SOURCE DATA:

•••••

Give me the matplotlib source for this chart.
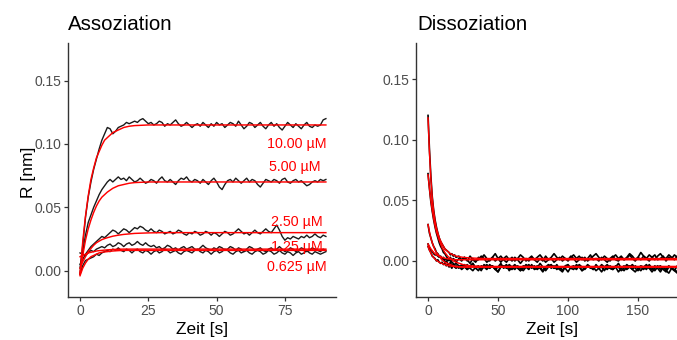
import numpy as np
import matplotlib
matplotlib.use("Agg")
import matplotlib.pyplot as plt

plt.rcParams["font.family"] = ["Liberation Sans", "DejaVu Sans"]

# all response values below are given in 1e-3 nm (divided by 1000 when plotted)

# ---------------- Assoziation: measured traces, 1 s sampling, 0..90 s ----------------
assoc_labels = ["10.00 \u00b5M", "5.00 \u00b5M", "2.50 \u00b5M", "1.25 \u00b5M", "0.625 \u00b5M"]

assoc_10 = [
    2, 20, 42, 58, 70, 80, 88, 96, 103, 108,
    113, 112, 108, 110, 113, 114, 115, 117, 116, 117,
    118, 117, 119, 120, 118, 116, 117, 115, 116, 118,
    117, 114, 116, 115, 117, 119, 116, 114, 115, 117,
    115, 113, 115, 116, 114, 117, 115, 113, 116, 114,
    117, 115, 116, 113, 115, 117, 116, 114, 118, 115,
    112, 114, 117, 116, 113, 115, 117, 114, 112, 115,
    117, 114, 116, 113, 111, 114, 117, 115, 113, 116,
    114, 112, 115, 117, 114, 113, 115, 114, 115, 119,
    120]
assoc_5 = [
    -2, 15, 28, 38, 44, 50, 55, 60, 64, 67,
    70, 72, 70, 72, 74, 72, 73, 71, 74, 72,
    70, 71, 73, 71, 69, 70, 72, 71, 69, 72,
    74, 71, 70, 72, 70, 68, 71, 73, 72, 74,
    71, 70, 72, 71, 69, 72, 70, 68, 71, 73,
    70, 66, 64, 68, 71, 72, 70, 73, 71, 69,
    71, 73, 70, 72, 71, 68, 66, 69, 72, 71,
    70, 72, 71, 69, 72, 73, 70, 69, 71, 72,
    70, 71, 69, 67, 68, 70, 71, 70, 72, 71,
    72]
assoc_2p5 = [
    5, 9, 13, 16, 19, 21, 23, 25, 27, 26,
    28, 30, 32, 31, 29, 31, 33, 32, 30, 32,
    34, 33, 35, 34, 32, 31, 33, 31, 30, 32,
    31, 29, 30, 31, 29, 30, 32, 31, 29, 28,
    30, 29, 31, 30, 28, 29, 31, 30, 28, 30,
    29, 27, 29, 31, 30, 28, 29, 31, 33, 31,
    29, 30, 28, 30, 32, 30, 29, 31, 33, 31,
    30, 33, 36, 32, 27, 24, 26, 25, 27, 26,
    25, 27, 26, 28, 26, 27, 29, 27, 26, 28,
    27]
assoc_1p25 = [
    14, 13, 12, 14, 16, 15, 17, 18, 19, 18,
    20, 21, 19, 20, 22, 21, 19, 21, 22, 20,
    21, 23, 21, 20, 22, 20, 19, 20, 18, 19,
    17, 18, 20, 19, 17, 18, 16, 18, 19, 17,
    18, 19, 17, 16, 18, 20, 18, 17, 16, 18,
    17, 19, 18, 16, 17, 19, 18, 16, 18, 17,
    15, 17, 19, 18, 16, 17, 18, 16, 15, 17,
    18, 16, 17, 19, 17, 15, 16, 18, 17, 15,
    16, 18, 17, 15, 16, 18, 17, 16, 15, 17,
    16]
assoc_0p625 = [
    -3, 4, 8, 9, 10, 11, 13, 12, 14, 15,
    16, 15, 17, 16, 18, 16, 15, 17, 16, 14,
    16, 17, 15, 14, 16, 15, 13, 15, 16, 14,
    15, 17, 16, 14, 15, 16, 14, 13, 15, 16,
    15, 14, 16, 17, 15, 14, 16, 15, 13, 15,
    16, 14, 15, 17, 16, 14, 13, 15, 16, 14,
    15, 16, 14, 13, 15, 16, 15, 13, 14, 16,
    15, 13, 14, 16, 14, 13, 15, 14, 12, 14,
    15, 13, 14, 16, 14, 13, 15, 14, 13, 14,
    15]

# fitted curves
assoc_fit_t = [0, 1, 2, 3, 4, 5, 6, 7, 8, 9, 10, 12, 14, 16, 18, 20, 25, 30, 45, 60, 75, 90]
assoc_fit_10 = [-3, 23, 43, 59, 72, 81, 89, 94, 99, 103, 105, 109, 111, 113, 114, 114.5, 115, 115, 115, 115, 115, 115]
assoc_fit_5 = [-2, 12, 24, 33, 40, 46, 51, 55, 58, 60, 62, 65, 67, 68, 69, 69.5, 70, 70, 70, 70, 70, 70]
assoc_fit_2p5 = [2, 7, 11, 15, 17.5, 20, 22, 23.3, 24.5, 25.3, 26, 27.2, 28, 28.6, 29, 29.4, 29.8, 30, 30, 30, 30, 30]
assoc_fit_1p25 = [11, 12, 13, 14, 14.5, 15, 15.5, 15.8, 16, 16.2, 16.4, 16.7, 16.9, 17, 17, 17, 17, 17, 17, 17, 17, 17]
assoc_fit_0p625 = [-4, 2, 6, 9, 11, 12, 13, 14, 14.5, 14.8, 15, 15.5, 15.8, 16, 16, 16, 16, 16, 16, 16, 16, 16]

# label positions next to the curves (data coords)
label_x = [90.4, 88.2, 88.9, 88.9, 90.4]
label_y = [0.100, 0.082, 0.0387, 0.019, 0.0032]

# ---------------- Dissoziation: 1 s sampling up to 19 s, then 2 s up to 180 s ----------------
dis_t = np.concatenate([np.arange(0, 20), np.arange(20, 181, 2)])

dis_10 = [
    120, 92, 70, 53, 42, 34, 28, 23, 19, 16, 14, 12, 10, 9, 8, 7, 5, 6, 4, 5,
    3, 4, 1, 3, 0, 4, 1, -1, 3, 2,
    5, 2, 0, 3, 6, 2, -1, 2, 4, 1,
    3, 0, 2, 5, 3, 0, 2, 4, 1, 3,
    5, 2, -1, 1, 3, 6, 3, 1, 4, 2,
    0, 3, 5, 2, 4, 1, 3, 0, 2, 4,
    6, 3, 1, 4, 2, 0, 3, 5, 2, 4,
    1, 3, 6, 4, 1, 3, 7, 4, 2, 5,
    3, 1, 4, 6, 3, 2, 5, 3, 1, 4,
    3]
dis_5 = [
    72, 60, 49, 41, 34, 28, 23, 19, 15, 12, 10, 7, 6, 4, 2, 1, 0, -1, -2, -3,
    -2, -4, -6, -3, -7, -5, -2, -6, -8, -4,
    -5, -7, -3, -5, -6, -9, -4, -5, -3, -6,
    -7, -4, -5, -8, -6, -3, -5, -4, -7, -6,
    -2, -5, -8, -5, -4, -6, -3, -7, -5, -6,
    -9, -5, -4, -6, -3, -5, -7, -4, -6, -5,
    -8, -6, -3, -5, -7, -4, -6, -5, -2, -6,
    -8, -5, -4, -7, -9, -6, -4, -5, -7, -3,
    -6, -8, -5, -4, -7, -9, -5, -6, -8, -4,
    -6]
dis_2p5 = [
    30, 23, 19, 15, 12, 10, 7, 6, 4, 3, 1, 2, -1, 0, -2, -3, -1, -4, -3, -5,
    -4, -6, -3, -5, -7, -4, -2, -6, -5, -8,
    -3, -5, -6, -4, -7, -5, -2, -6, -4, -8,
    -5, -3, -6, -8, -4, -5, -7, -3, -6, -4,
    -6, -9, -5, -3, -6, -4, -7, -5, -8, -4,
    -3, -6, -5, -7, -4, -8, -6, -3, -5, -7,
    -4, -6, -9, -5, -3, -6, -7, -4, -5, -8,
    -6, -3, -5, -7, -4, -6, -8, -5, -3, -6,
    -7, -4, -6, -9, -5, -7, -4, -6, -8, -10,
    -7]
dis_1p25 = [
    14, 11, 9, 8, 6, 5, 5, 4, 3, 4, 2, 3, 1, 2, 0, 1, 3, 0, 2, 1,
    -1, 2, 0, 3, 1, -2, 2, 0, 1, 4,
    2, -1, 1, 3, 0, 2, 4, 1, -1, 2,
    0, 3, 1, -2, 1, 2, 0, 3, 1, -1,
    2, 0, 4, 1, 2, -1, 1, 3, 0, 2,
    1, 4, 2, -1, 1, 3, 0, 2, 5, 1,
    2, 0, 3, 1, -1, 2, 4, 1, 0, 3,
    1, 2, 5, 2, 0, 3, 1, 4, 2, 0,
    3, 5, 1, 2, 4, 0, 3, 2, 5, 3,
    4]
dis_0p625 = [
    12, 9, 7, 4, 3, 2, 0, 1, -1, -2, -1, -3, -2, -4, -3, -5, -4, -6, -3, -5,
    -6, -4, -7, -5, -3, -6, -8, -5, -4, -7,
    -5, -3, -6, -4, -7, -9, -5, -4, -6, -3,
    -5, -7, -4, -6, -8, -5, -3, -6, -4, -7,
    -5, -8, -6, -4, -3, -6, -5, -7, -9, -5,
    -4, -6, -7, -3, -5, -8, -6, -4, -5, -7,
    -3, -6, -5, -8, -4, -6, -7, -5, -9, -6,
    -4, -7, -5, -3, -6, -8, -5, -7, -4, -6,
    -9, -6, -4, -7, -5, -8, -10, -6, -7, -9,
    -8]

dis_fit_t = [0, 1, 2, 3, 4, 5, 6, 8, 10, 12, 14, 16, 18, 20, 25, 30, 40, 60, 90, 120, 150, 180]
dis_fit_10 = [118, 90, 68, 52, 41, 33, 27, 19, 14, 10, 8, 6, 5, 4, 3, 2.5, 2, 2, 2, 2, 2, 2]
dis_fit_5 = [71, 60, 50, 42, 35, 29, 24, 17, 11, 7, 4, 2, 0, -1, -3, -4, -4.5, -4.5, -4.5, -4.5, -4.5, -4.5]
dis_fit_2p5 = [30, 24, 19, 15, 12, 9, 7, 4, 1, -1, -2, -3, -4, -4.5, -5, -5, -5, -5, -5, -5, -5, -5]
dis_fit_1p25 = [14, 12, 10, 8.5, 7, 6, 5, 4, 3, 2.2, 1.8, 1.5, 1.2, 1, 1, 1, 1, 1, 1, 1, 1, 1]
dis_fit_0p625 = [12, 9, 6.5, 4.5, 3, 1.5, 0.5, -1, -2, -3, -3.7, -4.2, -4.5, -4.8, -5, -5, -5, -5, -5, -5, -5, -5]

BLACK = "#1a1a1a"
RED = "#FF0000"
TICK_TXT = "#4D4D4D"
AXIS = "#333333"

W, H = 677, 340
fig = plt.figure(figsize=(W / 100, H / 100), dpi=100)
fig.patch.set_facecolor("white")

# axes placed in pixel terms of the reference
ax1 = fig.add_axes([68 / W, 1 - 297 / H, (336 - 68) / W, (297 - 43) / H])
ax2 = fig.add_axes([416 / W, 1 - 297 / H, (688 - 416) / W, (297 - 43) / H])


def style(ax):
    for s in ("top", "right"):
        ax.spines[s].set_visible(False)
    for s in ("left", "bottom"):
        ax.spines[s].set_color(AXIS)
        ax.spines[s].set_linewidth(1.0)
    ax.tick_params(length=3, width=0.9, color=AXIS, labelcolor=TICK_TXT,
                   labelsize=10, pad=2)
    ax.set_facecolor("white")


traces = [assoc_10, assoc_5, assoc_2p5, assoc_1p25, assoc_0p625]
fits = [assoc_fit_10, assoc_fit_5, assoc_fit_2p5, assoc_fit_1p25, assoc_fit_0p625]
for y in traces:
    y = np.asarray(y) / 1000
    ax1.plot(np.arange(len(y)), y, color=BLACK, lw=1.0, zorder=2)
for y in fits:
    ax1.plot(assoc_fit_t, np.asarray(y) / 1000, color=RED, lw=1.05, zorder=3)
for lab, lx, ly in zip(assoc_labels, label_x, label_y):
    ax1.text(lx, ly, lab, ha="right", va="center", color=RED, fontsize=10.3, zorder=4)

ax1.set_xlim(-4.4, 93.7)
ax1.set_ylim(-0.0208, 0.1797)
ax1.set_xticks([0, 25, 50, 75])
ax1.set_yticks([0.0, 0.05, 0.10, 0.15])
ax1.set_yticklabels(["0.00", "0.05", "0.10", "0.15"])
style(ax1)

dis_traces = [dis_10, dis_5, dis_2p5, dis_1p25, dis_0p625]
dis_fits = [dis_fit_10, dis_fit_5, dis_fit_2p5, dis_fit_1p25, dis_fit_0p625]
for y in dis_traces:
    ax2.plot(dis_t, np.asarray(y) / 1000, color="black", lw=1.2, zorder=2)
for y in dis_fits:
    ax2.plot(dis_fit_t, np.asarray(y) / 1000, color=RED, lw=1.05, zorder=3)

ax2.set_xlim(-8.6, 185.7)
ax2.set_ylim(-0.0297, 0.1797)
ax2.set_xticks([0, 50, 100, 150])
ax2.set_yticks([0.0, 0.05, 0.10, 0.15])
ax2.set_yticklabels(["0.00", "0.05", "0.10", "0.15"])
style(ax2)

# titles and axis labels
fig.text(68 / W, 1 - 30 / H, "Assoziation", ha="left", va="baseline", fontsize=14.8, color="black")
fig.text(417 / W, 1 - 30 / H, "Dissoziation", ha="left", va="baseline", fontsize=14.8, color="black")
fig.text(202 / W, 1 - 334 / H, "Zeit [s]", ha="center", va="baseline", fontsize=12.5, color="black")
fig.text(552 / W, 1 - 334 / H, "Zeit [s]", ha="center", va="baseline", fontsize=12.5, color="black")
fig.text(29 / W, 1 - 172 / H, "R [nm]", ha="center", va="center", rotation=90, fontsize=12.5, color="black")

fig.savefig("out.png", dpi=100, facecolor="white")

•••••

Pictures excluded, repeat exactly the lines from the top of the material through the line with "# all response", including both of those lines.

Give me the matplotlib source for this chart.
import numpy as np
import matplotlib
matplotlib.use("Agg")
import matplotlib.pyplot as plt

plt.rcParams["font.family"] = ["Liberation Sans", "DejaVu Sans"]

# all response values below are given in 1e-3 nm (divided by 1000 when plotted)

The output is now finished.